Difficile de répondre à cette question. Ce dont je suis sûr, c’est que cela ne sera jamais 100 %. Il restera toujours une partie liée à la marge commerciale sur la vente de médicaments. D’ailleurs, on le voit, dans tous les pays où l’honoraire existe, une partie de la rémunération repose toujours sur une marge commerciale. Donc, même si je ne peux pas dire aujourd’hui quel sera l’objectif cible final, j’estime que 25 % de la marge proportionnelle sur le médicament pourraient être transformés progressivement en honoraires. Au-delà de ce chiffre, il faudrait trouver le moyen de stabiliser les écarts entre les officines. Attention, ces 25 % intègrent tout ce qui relève de la dispensation : honoraires à la ligne, à l’ordonnance et aux patients. Si on inclut le forfait à la boîte, la partie forfaitisée dépasserait finalement le tiers de la rémunération liée à la dispensation de médicaments. Les services rémunérés viennent en plus. Pour ces derniers, nous devons nous mettre d’accord avec l’assurance-maladie sur les thématiques qui justifieront un accompagnement plus complet. Cela pourra se faire à enveloppe constante pour l’assurance-maladie. Si demain vous empêchez l’hospitalisation d’un asthmatique parce que vous l’avez mieux suivi, il n’y aura pas de surcoût pour l’organisme payeur.

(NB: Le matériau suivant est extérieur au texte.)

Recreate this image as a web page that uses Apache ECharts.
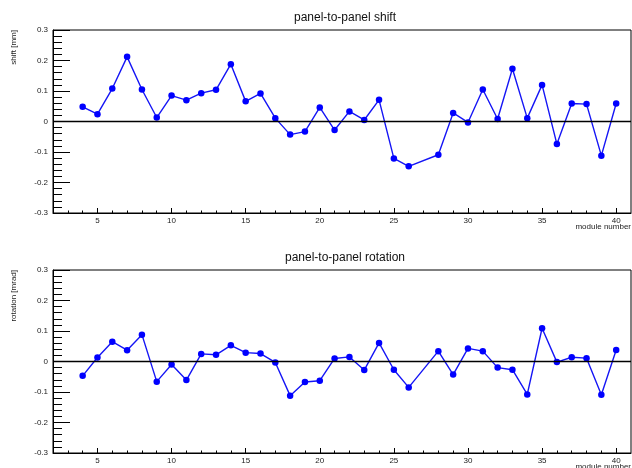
<!DOCTYPE html>
<html>
<head>
<meta charset="utf-8">
<script src="https://cdn.jsdelivr.net/npm/echarts@6/dist/echarts.min.js"></script>
<style>html,body{margin:0;padding:0;background:#fff}#c{width:632px;height:468px}</style>
</head>
<body>
<div id="c"></div>
<script>
const modules = [4,5,6,7,8,9,10,11,12,13,14,15,16,17,18,19,20,21,22,23,24,25,26,28,29,30,31,32,33,34,35,36,37,38,39,40];
const shiftValues = [0.048,0.024,0.108,0.212,0.105,0.013,0.085,0.070,0.093,0.104,0.188,0.066,0.092,0.011,-0.043,-0.033,0.046,-0.028,0.033,0.005,0.071,-0.121,-0.147,-0.109,0.028,-0.003,0.105,0.008,0.173,0.011,0.120,-0.074,0.059,0.057,-0.112,0.059];
const rotationValues = [-0.047,0.013,0.065,0.037,0.088,-0.066,-0.010,-0.061,0.025,0.022,0.053,0.029,0.026,-0.003,-0.112,-0.067,-0.063,0.010,0.015,-0.028,0.061,-0.027,-0.085,0.034,-0.043,0.043,0.034,-0.020,-0.027,-0.108,0.109,-0.002,0.014,0.011,-0.109,0.038];
const titles = ['panel-to-panel shift','panel-to-panel rotation'];
const yNames = ['shift [mm]','rotation [mrad]'];
const xName = 'module number';
const xMajor = [5,10,15,20,25,30,35,40];
const xMinor = [3,4,6,7,8,9,11,12,13,14,16,17,18,19,21,22,23,24,26,27,28,29,31,32,33,34,36,37,38,39];

const FONT = 'Liberation Sans, Arial, Helvetica, sans-serif';
const chart = echarts.init(document.getElementById('c'));
const gridTops = [30, 270];
const GH = 183, GL = 53, GW = 578;

const grids = [], xAxes = [], yAxes = [], series = [], titleComps = [], graphics = [];
[shiftValues, rotationValues].forEach((vals, i) => {
  grids.push({left: GL, top: gridTops[i], width: GW, height: GH, show: true, borderColor: '#000', borderWidth: 1, backgroundColor: 'transparent'});
  xAxes.push({
    type: 'value', gridIndex: i, min: 2, max: 41, position: 'bottom',
    axisLine: {show: true, onZero: false, lineStyle: {color: '#000', width: 1}},
    axisTick: {show: true, inside: true, length: 5, customValues: xMajor, lineStyle: {color: '#000'}},
    axisLabel: {show: true, customValues: xMajor, fontSize: 8, color: '#222', fontFamily: FONT, margin: 4},
    splitLine: {show: false}
  });
  xAxes.push({
    type: 'value', gridIndex: i, min: 2, max: 41, position: 'bottom',
    axisLine: {show: false, onZero: false},
    axisTick: {show: true, inside: true, length: 2.5, customValues: xMinor, lineStyle: {color: '#000'}},
    axisLabel: {show: false},
    splitLine: {show: false}
  });
  yAxes.push({
    type: 'value', gridIndex: i, min: -0.3, max: 0.3, interval: 0.1,
    axisLine: {show: true, onZero: false, lineStyle: {color: '#000', width: 1}},
    axisTick: {show: true, inside: true, length: 17, lineStyle: {color: '#000'}},
    minorTick: {show: true, splitNumber: 5, length: 9, lineStyle: {color: '#000'}},
    axisLabel: {fontSize: 8, color: '#222', fontFamily: FONT, margin: 5,
      formatter: v => { const r = Math.round(v * 10) / 10; return r === 0 ? '0' : String(r); }},
    splitLine: {show: false}
  });
  series.push({
    type: 'line', xAxisIndex: i * 2, yAxisIndex: i,
    data: modules.map((m, k) => [m, vals[k]]),
    symbol: 'circle', symbolSize: 6.5,
    itemStyle: {color: '#0000ff'},
    lineStyle: {color: '#1515f5', width: 1.4},
    animation: false,
    markLine: {silent: true, symbol: ['none','none'], label: {show: false},
      lineStyle: {color: '#000', width: 1.4, type: 'solid'}, data: [{yAxis: 0}], animation: false},
    z: 3
  });
  titleComps.push({text: titles[i], left: 340, top: gridTops[i] - 23, textAlign: 'center',
    textStyle: {fontSize: 12, fontWeight: 'normal', color: '#111', fontFamily: FONT}});
  graphics.push({type: 'text', x: 10, y: gridTops[i], rotation: Math.PI / 2,
    style: {text: yNames[i], fontSize: 8, fill: '#222', fontFamily: FONT, align: 'right', verticalAlign: 'top'}});
  graphics.push({type: 'text', x: 631, y: gridTops[i] + GH + 10,
    style: {text: xName, fontSize: 8, fill: '#222', fontFamily: FONT, align: 'right', verticalAlign: 'top'}});
});

chart.setOption({
  animation: false,
  title: titleComps,
  grid: grids,
  xAxis: xAxes,
  yAxis: yAxes,
  series: series,
  graphic: graphics
});
</script>
</body>
</html>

Avez-vous déjà établi un barème de rémunération en fonction des missions à accomplir ?
Non, c’est encore prématuré. Ce que nous avons fait tout au long de l’été, c’est de déterminer comment on peut mettre en place tout cela. Nous avons ainsi établi différents types d’actes. Il nous reste maintenant à créer des codes actes, que l’on reliera à divers types d’action, auxquels, enfin, on attribuera un niveau de rémunération.
Toutes les officines, et notamment les plus petites, pourront-elles entrer dans l’ère de l’honoraire et des services rémunérés ?
Parfaitement, sinon nous n’aurions pas choisi d’aller vers ce modèle. Pour de nombreuses nouvelles missions, les officinaux auront le choix de les mettre en œuvre, ou non, comme le prévoit d’ailleurs la loi Hôpital, patients, santé et territoires (HPST). Par exemple, il sera plus facile d’être « pharmacien référent » si l’on exerce à proximité d’une maison de retraite. Mais pour les missions d’accompagnement des patients, de suivi de l’observance, je suis convaincu que tout le monde s’y engagera. Il y a des missions premières, obligatoires, comme celles relevant de la dispensation, que tout pharmacien sera à même de mener. Et puis, il y aura les autres, les facultatives, comme la participation à l’éducation thérapeutique des patients.
Ne craignez-vous pas que cela aboutisse à la création de différentes catégories d’officine ?
Elles existent déjà. Mais pas forcément sur le bon modèle. En effet, aujourd’hui, la différence se fait sur le critère commercial ou pas, low cost ou pas. Je préfère que l’on fasse avancer et progresser l’officine dans le sens d’un pharmacien davantage professionnel de santé. Les confrères s’y impliqueront à leur rythme, à l’image de ce qui s’est produit dans les pays où la notion de services existe déjà. Par exemple, en Grande Bretagne, la première année, seulement un quart des officines s’étaient engagées dans les missions d’accompagnement des patients chroniques et de dépistage. Désormais, nous en sommes pratiquement aux trois quarts. En France, cela ne se fera peut-être pas du jour au lendemain, mais les confrères devraient rapidement s’engager dans cette voie, car c’est le métier de demain.